Recordé el día en que tuve sexo por primera vez, y en aquel otro en el que
realmente tuve sexo por primera vez. En el día en que conocí a Sany con 12 años
y en el día en que conocí a Ray casi 10 años después y le pedí sus zapatos
descaradamente para correr en el maratón de la escuela. Y en el día en que
estrenamos “La importancia de llamarse Ernesto” y en cómo el aplauso que me
dieron al final me llegó tanto al alma que nunca se me olvidará. Y en los
festivales de aficionados de la FLEX. Y en el primer día que llegué a la FLEX a
hacer la prueba de aptitud. Y en toda la gente de la FLEX que está ahora regada
por el mundo.
Y en aquel día en que me vestí de naranja para ir a un cine lleno de
personas vestidas de rojo. Y cuando hice de Lady Gaga en el Teatro Nacional. Y
en aquel lunes en que fuimos a ver la tercera parte del Señor de los Anillos al
Chaplin, y en cómo gritamos y aplaudimos como si fuésemos niños chiquitos
emocionados ante la primera proyección del cinematógrafo. Y del Buendía. Y de
mis clases de japonés. Y en Loyda y en como siempre se interesó por mí.
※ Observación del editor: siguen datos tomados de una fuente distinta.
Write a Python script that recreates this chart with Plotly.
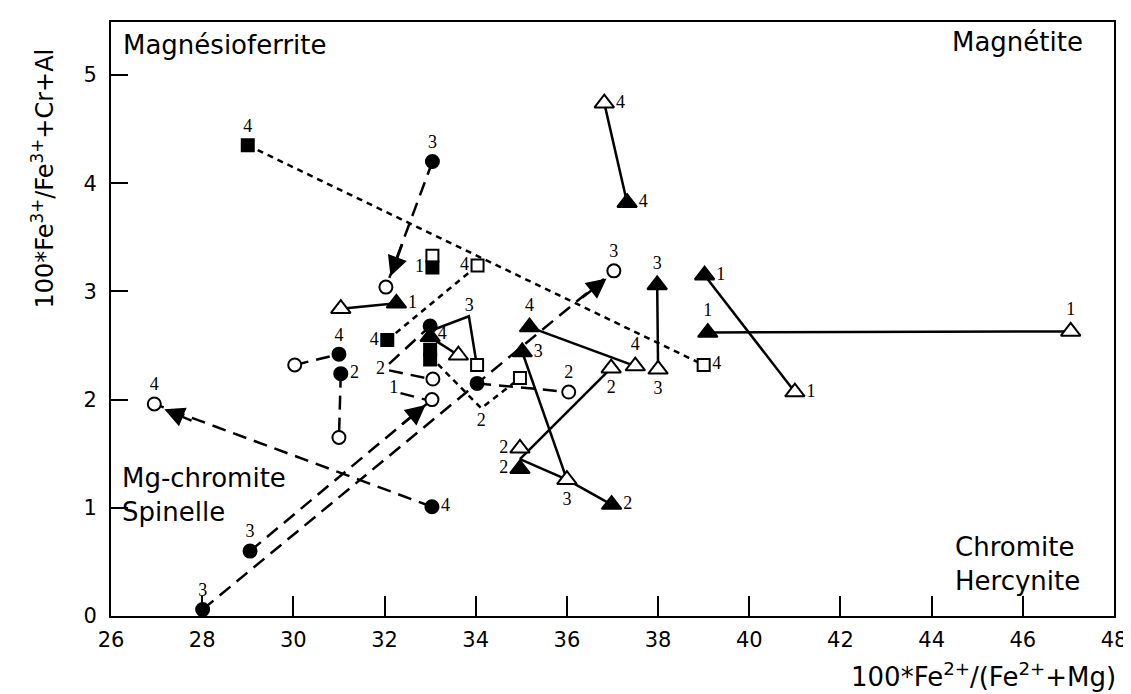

Y en miles de cosas más que me llevaron a no poder seguir caminando hacia
mi destino. Y pensé en cuán ingrato es el ser humano al olvidar todo lo que ha
vivido. Al recordar solo los momentos más malos y los más buenos, ignorando que
la vida está compuesta de millones de instantes que al olvidarlos, renunciamos
al conocimiento de nosotros mismos. Por suerte hay olores que, un día normal de
paseo, nos hacen recordarlos.
Tuve que regresar a casa, pero antes me senté en el siempre pacífico Paseo
para canalizar mi emoción. Un vecino pasó y me preguntó que qué me pasaba que
me veía tan serio. Lo miré y le dije que no se preocupara, que todo estaba
bien. Y lo estaba: en una fracción de segundo y gracias a un olor, había
recuperado los 10461 días de mi vida. Y no hay momento como ese.